La lógica del odio
Cuando a lo largo de estas últimas semanas hemos asistido a la transformación de la sonrisa del portavoz de la OTAN en rictus triunfal, ¿no han sentido ustedes ganas de apostrofarle con el grito paulino "Oh muerte, ¿dónde esta tu victoria?"? Yo sí. Pues considerar victoriosa una intervención que ha consagrado la existencia de aquello que se trataba de eliminar -la depuración étnica en Kosovo y el régimen de Milosevic en Serbia- puede ser un artificio retórico, pero de dramáticos efectos perversos. Porque no se ha acabado con Milosevic ni, de haberse logrado, hubiéramos puesto fin a la radicalización étnica del pueblo serbio, de la que el dictador actual es sólo expresión y vehículo. Sonia Biserko, directora del Comité Helsinki de defensa de los derechos humanos en Serbia, nos recordaba que los poderes fácticos serbios y sus élites dirigentes están absolutamente identificados con los objetivos nacionalistas de Milosevic y con su política. Si Clinton lo hubiera tenido en cuenta hubiera podido ahorrarnos esa caricatura de Estados Unidos que ha supuesto poner precio a la cabeza del presidente serbio. En cuanto a la voluntad de terminar con la limpieza étnica en Kosovo, sólo hemos conseguido sumar a un genocidio consumado un intento genocidiario.
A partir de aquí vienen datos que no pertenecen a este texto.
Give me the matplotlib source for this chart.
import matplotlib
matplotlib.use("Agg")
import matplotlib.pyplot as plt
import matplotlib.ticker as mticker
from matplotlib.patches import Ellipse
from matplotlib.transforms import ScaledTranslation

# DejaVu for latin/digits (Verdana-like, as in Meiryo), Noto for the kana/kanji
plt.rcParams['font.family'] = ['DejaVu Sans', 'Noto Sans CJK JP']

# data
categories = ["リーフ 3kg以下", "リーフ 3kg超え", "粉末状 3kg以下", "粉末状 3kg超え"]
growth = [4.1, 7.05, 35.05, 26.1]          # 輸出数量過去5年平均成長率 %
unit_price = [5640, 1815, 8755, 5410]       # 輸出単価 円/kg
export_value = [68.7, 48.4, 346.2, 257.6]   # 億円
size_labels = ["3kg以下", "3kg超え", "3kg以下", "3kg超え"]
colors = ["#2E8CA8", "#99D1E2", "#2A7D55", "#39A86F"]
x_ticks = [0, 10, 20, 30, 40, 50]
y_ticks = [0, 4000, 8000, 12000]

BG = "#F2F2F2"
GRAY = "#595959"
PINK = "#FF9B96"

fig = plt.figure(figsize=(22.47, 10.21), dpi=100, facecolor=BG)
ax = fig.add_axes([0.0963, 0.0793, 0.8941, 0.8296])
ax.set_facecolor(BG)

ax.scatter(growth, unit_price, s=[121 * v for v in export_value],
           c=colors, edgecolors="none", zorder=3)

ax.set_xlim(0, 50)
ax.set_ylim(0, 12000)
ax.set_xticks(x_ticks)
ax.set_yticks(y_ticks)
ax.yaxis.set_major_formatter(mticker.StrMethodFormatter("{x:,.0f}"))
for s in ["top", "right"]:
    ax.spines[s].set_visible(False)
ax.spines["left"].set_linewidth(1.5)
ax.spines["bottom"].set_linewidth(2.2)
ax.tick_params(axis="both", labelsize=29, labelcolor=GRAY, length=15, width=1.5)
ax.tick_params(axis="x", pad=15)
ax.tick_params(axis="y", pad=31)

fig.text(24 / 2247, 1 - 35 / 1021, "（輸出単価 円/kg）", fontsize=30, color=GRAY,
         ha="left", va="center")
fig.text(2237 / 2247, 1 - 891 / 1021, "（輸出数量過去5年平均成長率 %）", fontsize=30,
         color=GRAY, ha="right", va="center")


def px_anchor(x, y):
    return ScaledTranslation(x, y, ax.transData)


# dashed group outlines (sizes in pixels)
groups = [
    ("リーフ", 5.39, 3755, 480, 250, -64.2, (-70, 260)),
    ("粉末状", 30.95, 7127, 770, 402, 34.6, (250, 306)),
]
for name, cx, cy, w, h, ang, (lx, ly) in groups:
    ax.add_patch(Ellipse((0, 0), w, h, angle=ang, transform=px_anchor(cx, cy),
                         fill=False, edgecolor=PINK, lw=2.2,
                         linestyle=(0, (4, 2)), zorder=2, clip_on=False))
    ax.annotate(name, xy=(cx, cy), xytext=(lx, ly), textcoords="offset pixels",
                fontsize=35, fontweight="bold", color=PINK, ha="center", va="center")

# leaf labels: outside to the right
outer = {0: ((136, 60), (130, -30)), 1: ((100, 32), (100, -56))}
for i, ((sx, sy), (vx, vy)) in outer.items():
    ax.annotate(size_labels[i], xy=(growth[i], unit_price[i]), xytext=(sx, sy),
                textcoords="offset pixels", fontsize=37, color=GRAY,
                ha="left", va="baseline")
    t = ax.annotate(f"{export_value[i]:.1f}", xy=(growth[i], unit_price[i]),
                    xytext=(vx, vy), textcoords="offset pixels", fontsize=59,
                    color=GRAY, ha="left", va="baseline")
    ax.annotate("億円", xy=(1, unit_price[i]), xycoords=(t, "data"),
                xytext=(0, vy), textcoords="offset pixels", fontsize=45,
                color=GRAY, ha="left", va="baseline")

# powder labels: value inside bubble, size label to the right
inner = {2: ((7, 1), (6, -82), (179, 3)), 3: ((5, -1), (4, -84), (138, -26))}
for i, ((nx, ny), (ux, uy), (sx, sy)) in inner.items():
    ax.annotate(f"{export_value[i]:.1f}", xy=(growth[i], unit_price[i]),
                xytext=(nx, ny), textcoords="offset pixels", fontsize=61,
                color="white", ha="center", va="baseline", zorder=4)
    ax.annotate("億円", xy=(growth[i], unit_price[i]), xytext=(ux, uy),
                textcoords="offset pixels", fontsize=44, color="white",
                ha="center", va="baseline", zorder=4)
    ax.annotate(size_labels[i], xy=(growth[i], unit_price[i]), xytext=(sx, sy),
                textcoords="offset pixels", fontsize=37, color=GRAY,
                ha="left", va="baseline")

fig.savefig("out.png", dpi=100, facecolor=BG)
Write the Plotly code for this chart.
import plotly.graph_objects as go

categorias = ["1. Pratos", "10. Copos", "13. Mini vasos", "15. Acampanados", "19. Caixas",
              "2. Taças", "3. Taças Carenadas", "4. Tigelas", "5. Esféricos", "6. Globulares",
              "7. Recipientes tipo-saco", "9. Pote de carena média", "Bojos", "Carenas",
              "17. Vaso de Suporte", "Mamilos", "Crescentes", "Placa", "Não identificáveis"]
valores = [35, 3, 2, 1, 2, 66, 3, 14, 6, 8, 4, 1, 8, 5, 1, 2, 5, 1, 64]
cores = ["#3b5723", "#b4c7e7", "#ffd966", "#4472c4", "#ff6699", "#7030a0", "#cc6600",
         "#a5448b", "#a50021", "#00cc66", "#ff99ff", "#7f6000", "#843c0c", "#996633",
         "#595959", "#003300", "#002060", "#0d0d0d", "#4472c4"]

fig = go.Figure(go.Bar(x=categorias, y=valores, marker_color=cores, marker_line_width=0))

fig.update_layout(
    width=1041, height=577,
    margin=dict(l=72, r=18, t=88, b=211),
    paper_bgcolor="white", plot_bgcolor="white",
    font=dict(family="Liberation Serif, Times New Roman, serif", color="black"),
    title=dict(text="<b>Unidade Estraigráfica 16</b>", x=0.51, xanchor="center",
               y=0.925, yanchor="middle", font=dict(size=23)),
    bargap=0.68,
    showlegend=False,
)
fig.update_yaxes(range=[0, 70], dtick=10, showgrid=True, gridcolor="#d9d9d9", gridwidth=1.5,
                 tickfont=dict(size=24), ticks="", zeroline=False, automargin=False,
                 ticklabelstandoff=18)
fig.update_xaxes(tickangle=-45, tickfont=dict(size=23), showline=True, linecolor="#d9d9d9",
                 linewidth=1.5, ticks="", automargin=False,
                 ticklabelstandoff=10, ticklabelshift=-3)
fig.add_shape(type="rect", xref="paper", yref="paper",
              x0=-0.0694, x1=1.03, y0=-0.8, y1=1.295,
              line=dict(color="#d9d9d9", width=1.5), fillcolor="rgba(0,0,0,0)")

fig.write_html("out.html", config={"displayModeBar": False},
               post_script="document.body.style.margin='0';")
Y sobre todo hemos cultivado y robustecido las raíces del odio. Cuando en 1991 Alemania y el Vaticano primero, y Francia después, respondiendo a intereses nacionales de su política exterior, se precipitan a reconocer la independencia de los antiguos países de Yugoslavia sin resolver el problema de las fronteras, ni asegurar la convivencia multicultural en su interior, no pueden ignorar que están levantando la veda de los antagonismos nacionalistas en los Balcanes que Tito había mantenido en límites razonables, ni tampoco los riesgos de estallido étnico que los mismos conllevan en dicha zona.
Porque ya en el Memorándum de la Academia de Ciencias de Serbia de 1986, al ilustrar el genocidio del pueblo serbio en Kosovo, suenan las trompetas de la reparación. Esa revancha la predica, la alimenta día a día, la televisión serbia, en particular a partir de 1992, y la practica implacablemente desde entonces. De forma contenida primero, ignominiosa a partir de los bombardeos que desencadenan la furia serbia contra la población albanokosovar: expulsiones y expolios en masa, quemas sistemáticas, asesinatos colectivos. Reacción inmunda, pero previsible, de la que el genocidio de los armenios en 1915, acusados por los turcos de ser una quinta columna de los rusos, es el más próximo en los modos. ¿Cómo no la tuvo en cuenta la OTAN al renunciar a toda presencia en Kosovo y al anunciarlo? Hoy, cuando en 74 días hemos pasado de 200.000 a casi un millón de albanokosovares que se tuvieron que ir y que están volviendo, pero después de haberlo perdido todo y de haber multiplicado los muertos por cinco, por diez, ¿sigue pensando la OTAN que ese precio inevitable con el tipo de intervención escogido era irrelevante? El fin de los bombardeos y la entrada de las fuerzas de la OTAN en Kosovo han cambiado el signo de las agresiones y del éxodo: hoy son los serbokosovares y los gitanos -víctimas siempre- los que mueren y huyen de Kosovo. Pero el resultado está claro: la convivencia de serbios y albaneses en esa provincia serbia ya no será posible y Milosevic, uncido al destino de su país, que hace de su derrota frente a los turcos en el Campo de los Mirlos -Polje, Kosovo- su acto fundacional, sigue ganando guerras al perderlas.
Los que creímos necesaria una intervención -no esta intervención, no de esta manera- para defender los derechos humanos en Bosnia primero, y en Kosovo después, los que hemos lamentado que no se utilizara la gran oportunidad de Dayton para establecer una paz global en los Balcanes, los que hemos reclamado inútilmente que se apoyase a Rugova en Kosovo y a las fuerzas democráticas en Serbia, los que queremos acabar con la lógica del odio, seguimos pensando que la única solución es volver a una confederación balcánica de un tipo especial vinculada desde el principio a la Unión Europea. Promoverla, imponerla, ¿qué mejor objetivo para su nuevo Parlamento?